Begin with the first line below and retype each line exactly through the line containing "from matplotlib.ticker import". Any pictures are to be left out.
------------------------
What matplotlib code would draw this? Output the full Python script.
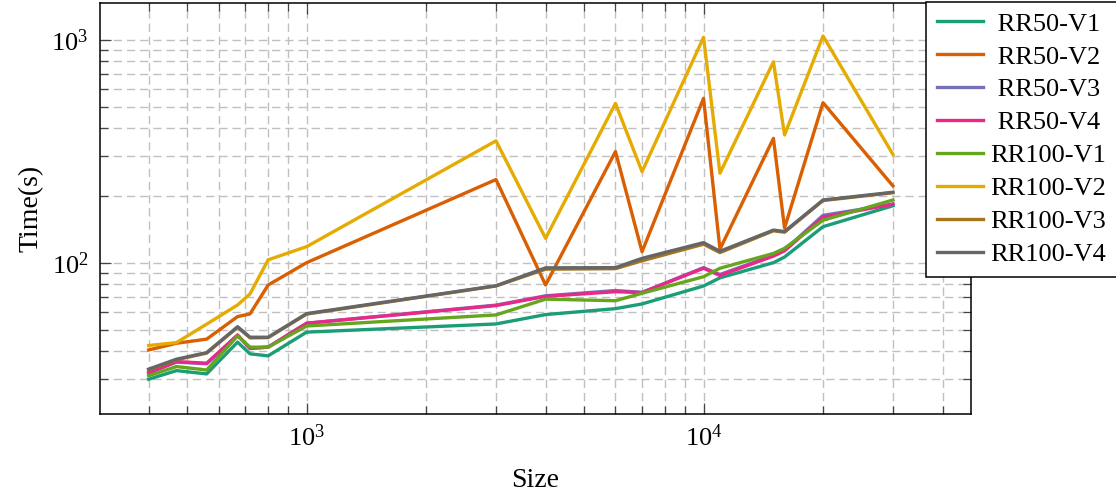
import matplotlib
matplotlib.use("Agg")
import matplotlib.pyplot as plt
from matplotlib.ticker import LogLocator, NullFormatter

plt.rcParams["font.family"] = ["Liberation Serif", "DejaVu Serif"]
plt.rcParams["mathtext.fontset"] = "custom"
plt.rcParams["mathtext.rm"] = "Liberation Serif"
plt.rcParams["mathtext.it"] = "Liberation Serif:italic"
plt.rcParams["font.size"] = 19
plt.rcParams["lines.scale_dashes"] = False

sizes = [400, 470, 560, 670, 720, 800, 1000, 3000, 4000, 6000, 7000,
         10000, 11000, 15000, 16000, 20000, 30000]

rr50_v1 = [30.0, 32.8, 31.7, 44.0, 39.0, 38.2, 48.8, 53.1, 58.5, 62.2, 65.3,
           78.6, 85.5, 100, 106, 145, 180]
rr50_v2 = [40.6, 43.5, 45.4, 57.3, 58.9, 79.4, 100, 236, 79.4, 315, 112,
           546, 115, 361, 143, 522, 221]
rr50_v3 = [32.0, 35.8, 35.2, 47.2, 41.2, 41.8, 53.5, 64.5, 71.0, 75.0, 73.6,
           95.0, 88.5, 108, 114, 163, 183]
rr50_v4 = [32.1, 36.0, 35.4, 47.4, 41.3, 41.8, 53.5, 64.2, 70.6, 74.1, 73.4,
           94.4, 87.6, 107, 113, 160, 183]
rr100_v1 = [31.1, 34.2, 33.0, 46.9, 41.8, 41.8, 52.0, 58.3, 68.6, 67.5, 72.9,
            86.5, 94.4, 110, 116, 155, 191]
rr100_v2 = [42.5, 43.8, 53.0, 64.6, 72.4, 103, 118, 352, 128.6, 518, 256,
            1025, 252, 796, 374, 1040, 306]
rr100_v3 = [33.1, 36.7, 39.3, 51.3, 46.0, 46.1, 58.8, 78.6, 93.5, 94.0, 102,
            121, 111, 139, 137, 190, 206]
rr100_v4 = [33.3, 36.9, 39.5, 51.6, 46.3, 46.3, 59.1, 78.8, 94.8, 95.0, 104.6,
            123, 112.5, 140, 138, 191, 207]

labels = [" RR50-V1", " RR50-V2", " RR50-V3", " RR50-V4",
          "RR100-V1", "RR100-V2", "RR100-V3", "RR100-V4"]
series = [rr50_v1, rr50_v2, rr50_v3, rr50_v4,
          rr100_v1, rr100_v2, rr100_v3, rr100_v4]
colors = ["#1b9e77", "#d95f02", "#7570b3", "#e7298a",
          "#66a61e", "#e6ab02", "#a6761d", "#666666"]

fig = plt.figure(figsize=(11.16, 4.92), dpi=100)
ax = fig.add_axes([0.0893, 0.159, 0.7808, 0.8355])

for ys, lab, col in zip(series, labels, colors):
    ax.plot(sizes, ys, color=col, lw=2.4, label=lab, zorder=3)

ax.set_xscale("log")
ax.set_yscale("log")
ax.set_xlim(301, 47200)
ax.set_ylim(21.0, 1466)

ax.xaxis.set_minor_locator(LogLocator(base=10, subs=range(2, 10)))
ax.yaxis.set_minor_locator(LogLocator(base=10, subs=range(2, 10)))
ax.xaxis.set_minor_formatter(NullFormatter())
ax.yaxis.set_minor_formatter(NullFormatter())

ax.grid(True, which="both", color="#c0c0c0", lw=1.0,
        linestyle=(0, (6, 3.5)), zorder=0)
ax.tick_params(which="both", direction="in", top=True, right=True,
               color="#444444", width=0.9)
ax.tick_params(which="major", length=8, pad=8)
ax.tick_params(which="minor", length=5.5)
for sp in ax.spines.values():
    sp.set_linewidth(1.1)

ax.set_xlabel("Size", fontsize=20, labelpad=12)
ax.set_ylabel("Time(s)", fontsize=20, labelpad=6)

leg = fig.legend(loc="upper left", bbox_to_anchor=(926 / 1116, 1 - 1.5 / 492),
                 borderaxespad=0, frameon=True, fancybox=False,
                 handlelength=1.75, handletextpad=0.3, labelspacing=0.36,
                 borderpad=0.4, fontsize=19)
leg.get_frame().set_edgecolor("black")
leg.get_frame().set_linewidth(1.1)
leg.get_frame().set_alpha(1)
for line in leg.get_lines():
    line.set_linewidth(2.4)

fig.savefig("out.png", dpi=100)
------------------------
# TASK RESPONSE
What matplotlib code would draw this? Output the full Python script.
import matplotlib
matplotlib.use("Agg")
import matplotlib.pyplot as plt
from matplotlib.ticker import LogLocator, NullFormatter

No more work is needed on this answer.